Dans cette atmosphère délétère, le héros tente de restaurer une vieille bâtisse dans le village de Pont-Saint-Esprit. Il assiste impuissant et prudent au déchaînement de violence découlant de ces événements troubles. Il entretient une relation très physique avec une belle et mystérieuse rousse. Il croise également une vieille femme qui vit dans les bois en compagnie d'une vingtaine de chats. Considérée par les villageois comme étant une sorcière, ils vont brûler sa masure avec tous les animaux enfermés à l'intérieur. Devenue véritablement folle, elle racontera son drame et choisira la mort en maudissant tout le monde.

Scénario très intrigant de Py, illustré par Houot. Cet ancien professeur a débuté sa carrière sur le tard. Dans un style ressemblant parfois à Dethorey, il restitue à merveille le climat de haine et de suspicion sévissant dans le village. 

("Le Mal", Glénat, 12,50 €) 

vendredi 24 août 2007

BD - Chercheur de miracle


Dans l'Italie des années 30, en pleine montée du fascisme, Jonah Bellato a perdu la foi. Ce prêtre était missionnaire en Afrique. Mais comment apporter la parole du Christ quand on est accompagné d'une armée multipliant les exactions ? 

De retour à Rome, il intègre la Sagra Congragatio, une institution chargée de vérifier l'authenticité des miracles. Un emploi sur mesure pour Jonah qui est devenu sceptique, très sceptique. Première mission dans un petit village reculé dans la montagne. En pleine épidémie de choléra, les malades, regroupés dans un monastère isolé sur une petite île au milieu d'un lac, ont tous guéri après qu'une fillette ait vu un ange. Pour preuve de cette apparition, deux plumes qu'elle a confié au curé du village et qui les garde précieusement comme des reliques inestimables. 

Sur place, Jonah devra dans un premier temps se méfier du maire, richissime propriétaire terrien. Il comprendra rapidement que l'ambiance est tendue. Et puis de quoi avait peur cette religieuse qui s'est suicidée en sautant du toit du couvent ? 

Finement dessiné par Buscaglia, cet album, dont la conclusion ne sera connue que dans le second tome, est écrit par Crippa à qui l'on doit également Nero et 100 âmes. 
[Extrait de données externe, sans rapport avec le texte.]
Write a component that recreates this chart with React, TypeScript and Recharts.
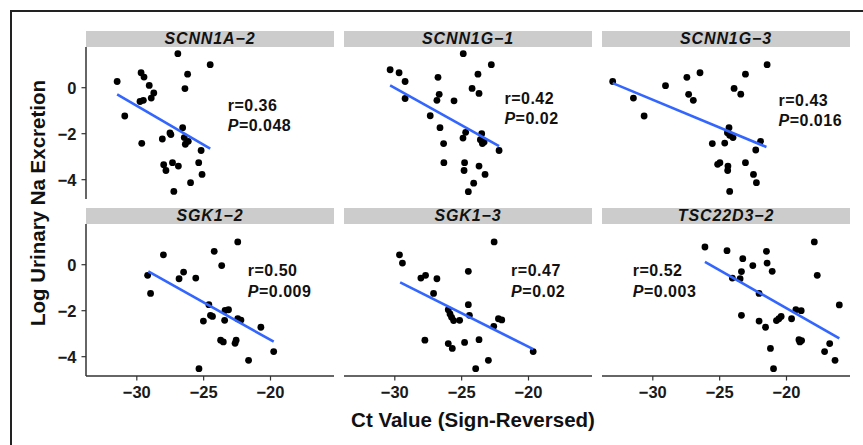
import React from 'react';
import { ScatterChart, Scatter, XAxis, YAxis } from 'recharts';

// shared axes (facet_wrap with fixed scales)
const xDomain = [-33.8, -15.25];
const yDomain = [-4.84, 1.77];
const xTicks = [-30, -25, -20];
const yTicks = [-4, -2, 0];

const panelTitles = ['SCNN1A\u22122', 'SCNN1G\u22121', 'SCNN1G\u22123', 'SGK1\u22122', 'SGK1\u22123', 'TSC22D3\u22122'];
const rLabels = ['r=0.36', 'r=0.42', 'r=0.43', 'r=0.50', 'r=0.47', 'r=0.52'];
const pLabels = ['=0.048', '=0.02', '=0.016', '=0.009', '=0.02', '=0.003'];
// where the r / P text starts, in data units
const labelAnchors = [[-23.2, -1.0], [-21.8, -0.7], [-20.6, -0.78], [-21.7, -0.5], [-21.3, -0.5], [-31.5, -0.5]];

const scnn1a2 = [
  [-31.47, 0.27], [-26.93, 1.48], [-24.51, 1.0], [-29.68, 0.65], [-29.46, 0.46], [-29.07, 0.1],
  [-26.2, 0.59], [-26.4, -0.04], [-28.73, -0.23], [-28.92, -0.45], [-29.76, -0.6], [-29.51, -0.55],
  [-30.9, -1.23], [-29.63, -2.42], [-28.09, -2.23], [-27.52, -1.97], [-27.45, -2.04], [-26.57, -1.74],
  [-26.45, -2.17], [-26.15, -2.33], [-26.37, -2.46], [-25.19, -2.73], [-27.99, -3.35], [-27.82, -3.6],
  [-27.33, -3.26], [-26.89, -3.41], [-25.37, -3.26], [-25.12, -3.77], [-25.98, -4.13], [-27.23, -4.51],
];
const scnn1a2Fit = [[-31.47, -0.29], [-24.51, -2.65]];

const scnn1g1 = [
  [-30.35, 0.78], [-29.68, 0.65], [-29.23, 0.27], [-29.23, -0.47], [-24.88, 1.48], [-22.78, 1.0],
  [-23.78, 0.59], [-26.77, 0.45], [-24.22, -0.03], [-23.7, -0.25], [-26.68, -0.29], [-26.85, -0.55],
  [-25.57, -0.57], [-27.35, -1.22], [-26.62, -1.74], [-26.35, -2.43], [-24.7, -1.94], [-24.9, -2.19],
  [-23.5, -2.0], [-23.6, -2.26], [-23.32, -2.36], [-23.45, -2.43], [-22.2, -2.73], [-26.33, -3.26],
  [-24.78, -3.26], [-24.82, -3.6], [-23.7, -3.41], [-23.25, -3.77], [-24.1, -4.15], [-24.5, -4.52],
];
const scnn1g1Fit = [[-30.35, 0.1], [-22.2, -2.54]];

const scnn1g3 = [
  [-33.0, 0.27], [-31.45, -0.45], [-30.65, -1.23], [-29.05, 0.09], [-27.45, 0.45], [-26.47, 0.65],
  [-27.32, -0.29], [-26.97, -0.55], [-23.07, 0.59], [-21.45, 1.0], [-23.92, -0.03], [-23.42, -0.28],
  [-24.3, -1.74], [-24.42, -1.96], [-24.25, -2.07], [-24.0, -2.17], [-24.62, -2.41], [-25.55, -2.43],
  [-21.94, -2.33], [-22.3, -2.71], [-25.15, -3.33], [-24.98, -3.26], [-24.38, -3.41], [-24.4, -3.6],
  [-23.07, -3.26], [-22.47, -3.77], [-22.25, -4.13], [-24.25, -4.51],
];
const scnn1g3Fit = [[-33.0, 0.2], [-21.5, -2.58]];

const sgk12 = [
  [-29.19, -0.46], [-28.97, -1.25], [-28.01, 0.43], [-26.84, -0.61], [-26.5, -0.32], [-25.59, -0.58],
  [-24.21, 0.58], [-22.45, 0.99], [-23.65, -0.04], [-24.61, -1.74], [-25.02, -2.45], [-24.49, -2.2],
  [-24.34, -2.25], [-23.4, -1.99], [-23.14, -1.96], [-23.43, -2.42], [-22.45, -2.35], [-22.21, -2.41],
  [-20.72, -2.72], [-23.73, -3.28], [-23.53, -3.36], [-22.57, -3.28], [-22.65, -3.42], [-21.64, -4.16],
  [-19.76, -3.78], [-25.35, -4.52],
];
const sgk12Fit = [[-29.14, -0.29], [-19.76, -3.35]];

const sgk13 = [
  [-29.65, 0.43], [-29.43, 0.07], [-28.05, -0.58], [-27.7, -0.46], [-26.85, -0.61], [-27.1, -1.25],
  [-24.5, -0.29], [-22.57, 0.99], [-24.5, -1.74], [-26.0, -1.96], [-25.87, -2.14], [-25.75, -2.29],
  [-25.6, -2.43], [-25.15, -2.42], [-24.42, -2.2], [-22.6, -2.68], [-22.25, -2.35], [-22.0, -2.4],
  [-19.65, -3.78], [-27.75, -3.28], [-26.0, -3.43], [-25.7, -3.64], [-24.78, -3.38], [-23.7, -3.26],
  [-23.0, -4.16], [-23.95, -4.52],
];
const sgk13Fit = [[-29.6, -0.77], [-19.65, -3.67]];

const tsc22d32 = [
  [-26.1, 0.77], [-24.45, 0.61], [-23.27, 0.26], [-23.37, -0.3], [-24.05, -0.58], [-23.47, -0.61],
  [-22.52, -0.04], [-21.5, 0.58], [-21.45, 0.07], [-21.07, -0.29], [-17.92, 0.99], [-17.7, -0.46],
  [-22.05, -1.25], [-23.37, -2.2], [-22.05, -2.45], [-21.57, -2.72], [-20.75, -2.43], [-20.57, -2.35],
  [-20.4, -2.25], [-19.62, -2.35], [-19.3, -1.96], [-18.9, -2.0], [-16.05, -1.75], [-19.07, -3.26],
  [-18.87, -3.3], [-19.0, -3.36], [-16.77, -3.43], [-17.15, -3.78], [-16.37, -4.16], [-21.2, -3.64],
  [-20.97, -4.52],
];
const tsc22d32Fit = [[-26.1, 0.12], [-16.05, -3.2]];

const pointSets = [scnn1a2, scnn1g1, scnn1g3, sgk12, sgk13, tsc22d32];
const fitSets = [scnn1a2Fit, scnn1g1Fit, scnn1g3Fit, sgk12Fit, sgk13Fit, tsc22d32Fit];

const toXY = (arr: number[][]) => arr.map(([x, y]) => ({ x, y }));

const FONT = '"Liberation Sans", Arial, Helvetica, sans-serif';
const PANEL_W = 248;
const PLOT_H = 152;
const STRIP_H = 16;
const AXIS_W = 40;
const AXIS_H = 40;
const colLeft = [86, 344, 602];
const rowTop = [31, 208];

const fmt = (v: number) => String(v).replace('-', '\u2212');
const tickStyle = { fill: '#1a1a1a', fontSize: 16.5, fontWeight: 700, fontFamily: FONT };

function Panel({ i }: { i: number }) {
  const col = i % 3;
  const row = Math.floor(i / 3);
  const showY = col === 0;
  const showX = row === 1;
  const left = colLeft[col] - (showY ? AXIS_W : 0);
  const anchor = [{ x: labelAnchors[i][0], y: labelAnchors[i][1] }];
  return (
    <div style={{ position: 'absolute', left, top: rowTop[row] }}>
      <div
        style={{
          marginLeft: showY ? AXIS_W : 0, width: PANEL_W, height: STRIP_H, background: '#cccccc',
          textAlign: 'center', lineHeight: STRIP_H + 'px', fontFamily: FONT, fontSize: 16,
          fontWeight: 700, fontStyle: 'italic', letterSpacing: 0.9, color: '#111',
        }}
      >
        {panelTitles[i]}
      </div>
      <ScatterChart
        width={PANEL_W + (showY ? AXIS_W : 0)}
        height={PLOT_H + (showX ? AXIS_H : 0)}
        margin={{ top: 0, right: 0, bottom: 0, left: 0 }}
      >
        <XAxis
          dataKey="x" type="number" domain={xDomain} ticks={xTicks} allowDataOverflow
          hide={!showX} height={AXIS_H} tickFormatter={fmt} tick={tickStyle}
          axisLine={{ stroke: '#333', strokeWidth: 1.5 }} tickLine={{ stroke: '#333', strokeWidth: 1.2 }}
          tickSize={4.5} tickMargin={6}
        />
        <YAxis
          dataKey="y" type="number" domain={yDomain} ticks={yTicks} allowDataOverflow
          hide={!showY} width={AXIS_W} tickFormatter={fmt} tick={tickStyle}
          axisLine={{ stroke: '#333', strokeWidth: 1.5 }} tickLine={{ stroke: '#333', strokeWidth: 1.2 }}
          tickSize={4.5} tickMargin={5}
        />
        <Scatter
          data={toXY(pointSets[i])} isAnimationActive={false}
          shape={(p: any) => <circle cx={p.cx} cy={p.cy} r={3.4} fill="#000" />}
        />
        <Scatter
          data={toXY(fitSets[i])} isAnimationActive={false}
          line={{ stroke: '#3366FF', strokeWidth: 2.6 }}
          shape={() => <g />}
        />
        <Scatter
          data={anchor} isAnimationActive={false}
          shape={(p: any) => (
            <text x={p.cx} y={p.cy} fontFamily={FONT} fontSize={16} fontWeight={700} fill="#111" letterSpacing={0.5}>
              <tspan x={p.cx}>{rLabels[i]}</tspan>
              <tspan x={p.cx} dy={20.5}>
                <tspan fontStyle="italic">P</tspan>
                {pLabels[i]}
              </tspan>
            </text>
          )}
        />
      </ScatterChart>
    </div>
  );
}

export default function App() {
  return (
    <div style={{ position: 'absolute', left: 0, top: 0, width: 863, height: 445, background: '#fff', overflow: 'hidden' }}>
      <div
        style={{
          position: 'absolute', left: 10, top: 10, right: 0, bottom: 0,
          borderTop: '2px solid #222', borderLeft: '2px solid #222',
        }}
      />
      {panelTitles.map((_, i) => (
        <Panel key={i} i={i} />
      ))}
      <svg width={863} height={445} style={{ position: 'absolute', left: 0, top: 0, pointerEvents: 'none' }}>
        <text
          x={37} y={203} transform="rotate(-90 37 203)" textAnchor="middle" dominantBaseline="central"
          fontFamily={FONT} fontSize={20.5} fontWeight={700} fill="#111"
        >
          Log Urinary Na Excretion
        </text>
        <text x={473} y={427} textAnchor="middle" fontFamily={FONT} fontSize={20.5} fontWeight={700} fill="#111">
          Ct Value (Sign-Reversed)
        </text>
      </svg>
    </div>
  );
}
("Le missionnaire", Bamboo Grand Angle, 12,90 €) 

jeudi 23 août 2007

BD - A gauche toute !

Formosa adore dessiner les vamps. Cela tombe bien, elles sont nombreuses dans les aventures de Double Gauche, héros imaginé par Corbeyran ayant la particularité d'avoir deux mains gauches. Ce que Dustin Godfinger prenait au début comme un handicap, s'est révélé être un don aux multiples pouvoirs. Il peut ainsi transformer tout ce qu'il touche en bois. 

Dans le second tome de ses aventures, on le retrouve, gamin d'une dizaine d'année, prisonnier du propriétaire d'un cirque de monstres. Il est exhibé chaque soir devant un public avide de sensations fortes. Il est libéré par la troublante Ivanna. Mais cette bonne action n'est pas désintéressée. Elle demande à Dustin de se concentrer pour transformer les objets qu'il touche, non pas en bois, mais en or. Il lui faudra attendre la majorité pour enfin arriver à ses fins. Mais il en profite également pour fuir Ivanna et se lancer dans une carrière de boxeur. 
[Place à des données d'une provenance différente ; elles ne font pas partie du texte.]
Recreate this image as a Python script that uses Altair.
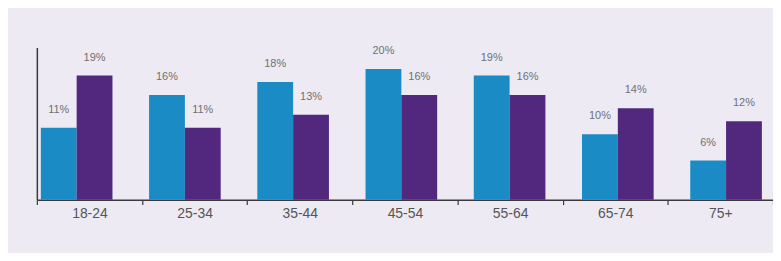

Ambiance très bizarre pour cette BD entre fantastique et polar. Dustin, victime de son pouvoir, a toutes les difficultés pour trouver sa voie. Les femmes qu'il rencontre sont toutes racées, félines et dotées de courbes affolantes.

 ("Double Gauche", Dargaud, 13 €) 

mercredi 22 août 2007

BD - D'Excalibur à Ys

Parmi toutes les séries créées par Arleston (le scénariste de Lanfeust et de tous les titres dérivés du monde de Troy), Le chant d'Excalibur est la plus magique et humoristique. Confiée au dessinateur Hübsch, elle est restée en sommeil durant quatre années. Le temps de trouver une co-scénariste, Melanÿn, et à Hübsch de peaufiner son trait. Ce cinquième tome, « Ys la magicienne » permet au lecteur de retrouver le couple infernal formé par Gwynned et Merlin. La première, fille du chevalier Cadwall, porte l'épée Excalibur. Intrépide, impétueuse, experte en combat, elle a hérité de sa mère la possibilité de parler aux arbres. Le second n'est autre que Merlin. Le vieux druide, alcoolique et libidineux, est une mine de gags, mais pas toujours du meilleur goût. Ils n'en oublient cependant pas leur quête : tenter de sauver la magie face à l'avancée de la chrétienté et l'avènement d'un dieu unique. De retour de Rome, ils vont faire étape à Ys, la cité légendaire de la Bretagne éternelle. Sans le vouloir, ils déjoueront un complot et sauveront une belle princesse. Un must du genre pour passer un excellent moment de détente. 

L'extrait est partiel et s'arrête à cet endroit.